Set exercise: Leave out the pictures and restate the rest of the data exactly.

* begin *

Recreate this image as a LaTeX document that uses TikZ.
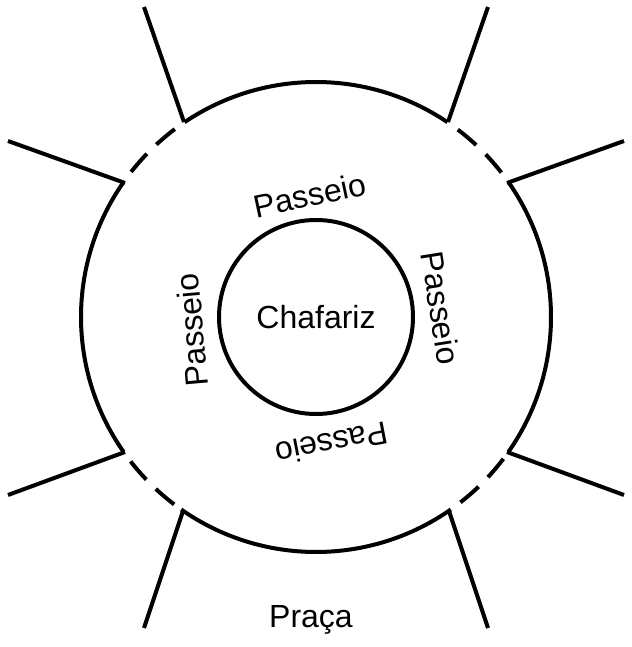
\documentclass[tikz,border=0pt]{standalone}
\usepackage{fontspec}
\setmainfont{Liberation Sans}
\usetikzlibrary{positioning, calc}
\tikzset{
    wall/.style={line width=3pt, black},
    gate/.style={line width=3pt, black, dash pattern=on 0pt off 9pt on 18pt off 10pt on 18pt off 20pt},
    label/.style={font=\fontsize{24}{26}\selectfont, inner sep=0pt}
}
\begin{document}
\begin{tikzpicture}[x=0.75pt, y=0.75pt]
    \useasboundingbox (0,0) rectangle (632,647);
    \coordinate (c) at (316,330);

    % Fountain
    \node[wall, draw, circle, minimum size=194pt*0.75, inner sep=0pt] (fountain) at (c) {};
    \node[label] (chafariz) at (c) {Chafariz};

    % Square border (solid arcs)
    \draw[wall] ($(c)+(56:235)$) arc[start angle=56, end angle=124, radius=235];
    \draw[wall] ($(c)+(145:235)$) arc[start angle=145, end angle=215, radius=235];
    \draw[wall] ($(c)+(235:235)$) arc[start angle=235, end angle=305, radius=235];
    \draw[wall] ($(c)+(325:235)$) arc[start angle=325, end angle=395, radius=235];

    % Gates (dashed arcs)
    \foreach \a in {35,124,215,305}
        \draw[gate] ($(c)+(\a:235)$) arc[start angle=\a, end angle=\a+21, radius=235];

    % Streets
    \coordinate (tl1) at (184,525); \coordinate (tl1e) at (144,640);
    \coordinate (tl2) at (125,464); \coordinate (tl2e) at (8,506);
    \coordinate (bl1) at (125,195); \coordinate (bl1e) at (8,152);
    \coordinate (bl2) at (183,136); \coordinate (bl2e) at (144,19);
    \coordinate (tr1) at (448,525); \coordinate (tr1e) at (488,640);
    \coordinate (tr2) at (507,464); \coordinate (tr2e) at (624,506);
    \coordinate (br1) at (507,195); \coordinate (br1e) at (624,152);
    \coordinate (br2) at (449,136); \coordinate (br2e) at (488,19);
    \foreach \s in {tl1,tl2,bl1,bl2,tr1,tr2,br1,br2}
        \draw[wall] (\s) -- (\s e);

    % Labels
    \node[label, rotate=12] (ptop) at (310,452) {Passeio};
    \node[label, rotate=95] (pleft) at (192,317) {Passeio};
    \node[label, rotate=-81] (pright) at (441,339) {Passeio};
    \node[label, rotate=191] (pbottom) at (332,203) {Passeio};
    \node[label] (praca) at (311,27) {Praça};
\end{tikzpicture}
\end{document}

* end *

Response to this exercise:
Recreate this image as a LaTeX document that uses TikZ.
\documentclass[tikz,border=0pt]{standalone}
\usepackage{fontspec}
\setmainfont{Liberation Sans}
\usetikzlibrary{positioning, calc}
\tikzset{
    wall/.style={line width=3pt, black},
    gate/.style={line width=3pt, black, dash pattern=on 0pt off 9pt on 18pt off 10pt on 18pt off 20pt},
    label/.style={font=\fontsize{24}{26}\selectfont, inner sep=0pt}
}
\begin{document}
\begin{tikzpicture}[x=0.75pt, y=0.75pt]
    \useasboundingbox (0,0) rectangle (632,647);
    \coordinate (c) at (316,330);

    % Fountain
    \node[wall, draw, circle, minimum size=194pt*0.75, inner sep=0pt] (fountain) at (c) {};
    \node[label] (chafariz) at (c) {Chafariz};

    % Square border (solid arcs)
    \draw[wall] ($(c)+(56:235)$) arc[start angle=56, end angle=124, radius=235];
    \draw[wall] ($(c)+(145:235)$) arc[start angle=145, end angle=215, radius=235];
    \draw[wall] ($(c)+(235:235)$) arc[start angle=235, end angle=305, radius=235];
    \draw[wall] ($(c)+(325:235)$) arc[start angle=325, end angle=395, radius=235];

    % Gates (dashed arcs)
    \foreach \a in {35,124,215,305}
        \draw[gate] ($(c)+(\a:235)$) arc[start angle=\a, end angle=\a+21, radius=235];

    % Streets
    \coordinate (tl1) at (184,525); \coordinate (tl1e) at (144,640);
    \coordinate (tl2) at (125,464); \coordinate (tl2e) at (8,506);
    \coordinate (bl1) at (125,195); \coordinate (bl1e) at (8,152);
    \coordinate (bl2) at (183,136); \coordinate (bl2e) at (144,19);
    \coordinate (tr1) at (448,525); \coordinate (tr1e) at (488,640);
    \coordinate (tr2) at (507,464); \coordinate (tr2e) at (624,506);
    \coordinate (br1) at (507,195); \coordinate (br1e) at (624,152);
    \coordinate (br2) at (449,136); \coordinate (br2e) at (488,19);
    \foreach \s in {tl1,tl2,bl1,bl2,tr1,tr2,br1,br2}
        \draw[wall] (\s) -- (\s e);

    % Labels
    \node[label, rotate=12] (ptop) at (310,452) {Passeio};
    \node[label, rotate=95] (pleft) at (192,317) {Passeio};
    \node[label, rotate=-81] (pright) at (441,339) {Passeio};
    \node[label, rotate=191] (pbottom) at (332,203) {Passeio};
    \node[label] (praca) at (311,27) {Praça};
\end{tikzpicture}
\end{document}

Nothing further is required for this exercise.